4. For cleaner feeding use a No-Mess Blend or straight sunflower meats (hulled sunflower). These are seeds with no shells. Birds consume virtually everything, dropping little on the ground.

5. Not all birds eat bird seed. Fruit- and berry-producing trees and shrubs are hugely attractive to songbirds. Robins, waxwings, catbirds and cardinals thrive on fruit when available. Soak currants and raisins in water; once bloated, scatter on the ground for robins.

6. Squirrels enjoy most types of bird seed. Squirrel baffles work to protect some hanging feeders and most pole-mounted feeders. Remember, once a squirrel is baffled from a feeder, they will jump. Some squirrels can jump straight up 5 feet and can jump sideways 8 to 10 feet. Contrary to popular belief, there are effective squirrel-proof feeders available, many of which come with lifetime guarantees.

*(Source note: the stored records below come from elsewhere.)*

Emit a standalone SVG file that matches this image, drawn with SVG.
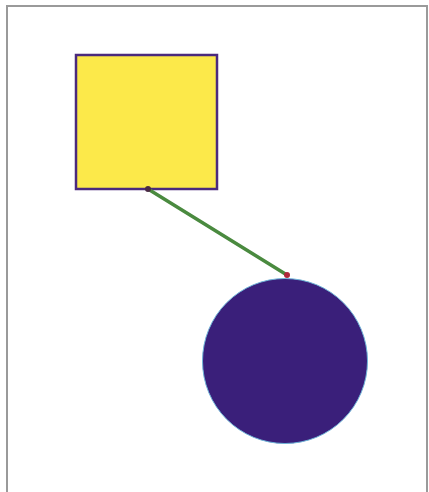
<svg xmlns="http://www.w3.org/2000/svg" width="429" height="492" viewBox="0 0 429 492">
  <style>
    .frame { fill: #ffffff; stroke: #9a9a9a; stroke-width: 2; }
    .box { fill: #fce94a; stroke: #4b2a7d; stroke-width: 2.5; }
    .ball { fill: #3a1f7a; stroke: #6fb4d8; stroke-width: 1; }
    .edge { stroke: #4a8a3f; stroke-width: 3.5; stroke-linecap: round; }
  </style>
  <rect width="429" height="492" fill="#ffffff"/>
  <rect class="frame" x="7" y="6" width="420" height="492"/>
  <g id="square">
    <rect class="box" x="76" y="55" width="141" height="134"/>
  </g>
  <g id="circle">
    <circle class="ball" cx="285" cy="361" r="82.5"/>
  </g>
  <g id="connectors">
    <line class="edge" x1="148" y1="189" x2="287" y2="275"/>
    <circle cx="148" cy="189" r="3" fill="#4a2a45"/>
    <circle cx="287" cy="275" r="3" fill="#b0283a"/>
  </g>
</svg>
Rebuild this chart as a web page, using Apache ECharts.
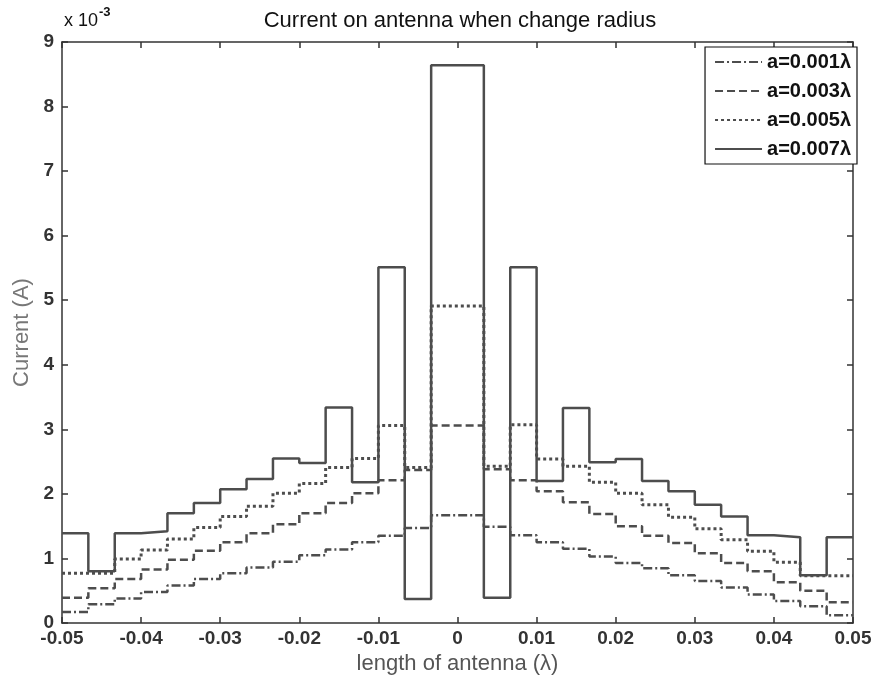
<!DOCTYPE html>
<html>
<head>
<meta charset="utf-8">
<script src="https://cdn.jsdelivr.net/npm/echarts@6/dist/echarts.min.js"></script>
<style>
  html, body { margin: 0; padding: 0; background: #fff; }
  #chart { width: 876px; height: 680px; }
</style>
</head>
<body>
<div id="chart"></div>
<script>
// segment edges along the antenna (in wavelengths)
const edges = [-0.05, -0.04667, -0.04333, -0.04, -0.03667, -0.03333, -0.03, -0.02667,
  -0.02333, -0.02, -0.01667, -0.01333, -0.01, -0.00667, -0.00333, 0,
  0.00333, 0.00667, 0.01, 0.01333, 0.01667, 0.02, 0.02333, 0.02667,
  0.03, 0.03333, 0.03667, 0.04, 0.04333, 0.04667, 0.05];

// current per segment, in units of 1e-3 A
const a001 = [0.17, 0.29, 0.38, 0.48, 0.58, 0.68, 0.77, 0.86, 0.95, 1.05, 1.14, 1.25, 1.35, 1.47, 1.67,
  1.67, 1.49, 1.36, 1.25, 1.15, 1.03, 0.93, 0.85, 0.74, 0.65, 0.55, 0.44, 0.34, 0.26, 0.12];
const a003 = [0.39, 0.54, 0.68, 0.83, 0.98, 1.12, 1.25, 1.39, 1.53, 1.70, 1.86, 2.01, 2.21, 2.37, 3.06,
  3.06, 2.38, 2.21, 2.04, 1.87, 1.69, 1.50, 1.35, 1.24, 1.08, 0.93, 0.80, 0.63, 0.50, 0.32];
const a005 = [0.77, 0.77, 0.99, 1.13, 1.30, 1.48, 1.65, 1.81, 2.01, 2.16, 2.41, 2.55, 3.06, 2.41, 4.91,
  4.91, 2.43, 3.07, 2.54, 2.43, 2.18, 2.01, 1.83, 1.64, 1.46, 1.29, 1.11, 0.94, 0.73, 0.73];
const a007 = [1.39, 0.80, 1.39, 1.42, 1.70, 1.86, 2.07, 2.23, 2.55, 2.48, 3.34, 2.18, 5.51, 0.37, 8.64,
  8.64, 0.39, 5.51, 2.20, 3.33, 2.49, 2.54, 2.20, 2.04, 1.83, 1.65, 1.36, 1.33, 0.74, 1.33];

const names = ['a=0.001λ', 'a=0.003λ', 'a=0.005λ', 'a=0.007λ'];
const dashes = [[9, 3, 2, 3], [8, 4], [3, 3], 'solid'];

// stairs: each value holds from its left edge to the next edge
function stairs(vals) {
  const pts = vals.map((v, i) => [edges[i], v]);
  pts.push([edges[edges.length - 1], vals[vals.length - 1]]);
  return pts;
}

const lineColor = '#4d4d4d';
const axisColor = '#333';
const font = 'Liberation Sans, Arial, sans-serif';

// MATLAB-like box: ticks inside, on all four sides
function boxAxis(extra) {
  return Object.assign({
    type: 'value',
    axisLine: { show: true, onZero: false, lineStyle: { color: axisColor, width: 1.5 } },
    axisTick: { show: true, inside: true, length: 6, lineStyle: { color: axisColor, width: 1.5 } },
    axisLabel: { show: false },
    splitLine: { show: false }
  }, extra);
}

const chart = echarts.init(document.getElementById('chart'));
chart.setOption({
  backgroundColor: '#fff',
  animation: false,
  title: {
    text: 'Current on antenna when change radius',
    left: 455, top: 5, textAlign: 'center',
    textStyle: { fontFamily: font, fontSize: 22, fontWeight: 'normal', color: '#111' }
  },
  graphic: [{
    type: 'text', left: 64, top: 6,
    style: {
      text: '{a|x 10}{b|-3}',
      rich: {
        a: { fontFamily: font, fontSize: 18, fill: '#111', padding: [10, 0, 0, 0] },
        b: { fontFamily: font, fontSize: 13, fill: '#111', fontWeight: 'bold', padding: [0, 0, 8, 1] }
      }
    }
  }],
  legend: {
    orient: 'vertical', right: 19, top: 47,
    itemWidth: 47, itemHeight: 14, itemGap: 9,
    padding: [5, 6, 5, 9],
    borderColor: '#111', borderWidth: 1.2, backgroundColor: '#fff',
    itemStyle: { opacity: 0 },
    textStyle: { fontFamily: font, fontSize: 20, fontWeight: 'bold', color: '#111' },
    data: names
  },
  grid: { left: 62, right: 23, top: 42, bottom: 57 },
  xAxis: [
    boxAxis({
      min: -0.05, max: 0.05, interval: 0.01,
      name: 'length of antenna (λ)', nameLocation: 'middle', nameGap: 27,
      nameTextStyle: { fontFamily: font, fontSize: 22, color: '#555' },
      axisLabel: {
        show: true, fontFamily: font, fontSize: 19, fontWeight: 'bold', color: '#333', margin: 6,
        formatter: v => Math.abs(v) < 1e-9 ? '0' : String(+v.toFixed(2))
      }
    }),
    boxAxis({ position: 'top', min: -0.05, max: 0.05, interval: 0.01 })
  ],
  yAxis: [
    boxAxis({
      min: 0, max: 9, interval: 1,
      name: 'Current (A)', nameLocation: 'middle', nameGap: 29,
      nameTextStyle: { fontFamily: font, fontSize: 22, color: '#777' },
      axisLabel: { show: true, fontFamily: font, fontSize: 19, fontWeight: 'bold', color: '#333', margin: 8 }
    }),
    boxAxis({ position: 'right', min: 0, max: 9, interval: 1 })
  ],
  series: [a001, a003, a005, a007].map((vals, i) => ({
    name: names[i],
    type: 'line',
    step: 'end',
    showSymbol: false,
    symbol: 'none',
    data: stairs(vals),
    lineStyle: { color: lineColor, width: i === 2 ? 3 : 2.5, type: dashes[i] },
    itemStyle: { color: lineColor },
    z: 2 + i
  }))
});
</script>
</body>
</html>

7. All birds need water. Birdbaths can and should be used in all seasons. In cold weather, dirty feathers are a bird’s worst enemy. They are poor insulators because they trap less heat. The colder it is, the drier the atmosphere and the thirstier they become. With each breath, they are losing moisture. Heated birdbaths are available, as are de-icers for existing baths; thermostatically controlled heaters can be found at home and garden centers for $30 to $50. Wintering robins are extremely fond of ice-free water. A bird-friendly bath should have a gradual slope and not be too deep. Most songbirds prefer to bathe in 1/2 inch of water. If the bath is too deep, the birds will drink but not bathe.

8. Birdhouses should be kept away from feeders. A busy birdfeeder near a nest box will send the birds elsewhere for lodging.

9. Bird feeders should be cleaned monthly. Birdbaths should be cleaned weekly — twice a week during hot weather. Use a 10 percent bleach solution or 50-50 solution of vinegar and hot water to clean. Rinse thoroughly.

10. Bird feeders should be placed no closer than 5 feet from protective cover. Any closer allows cats to ambush the birds.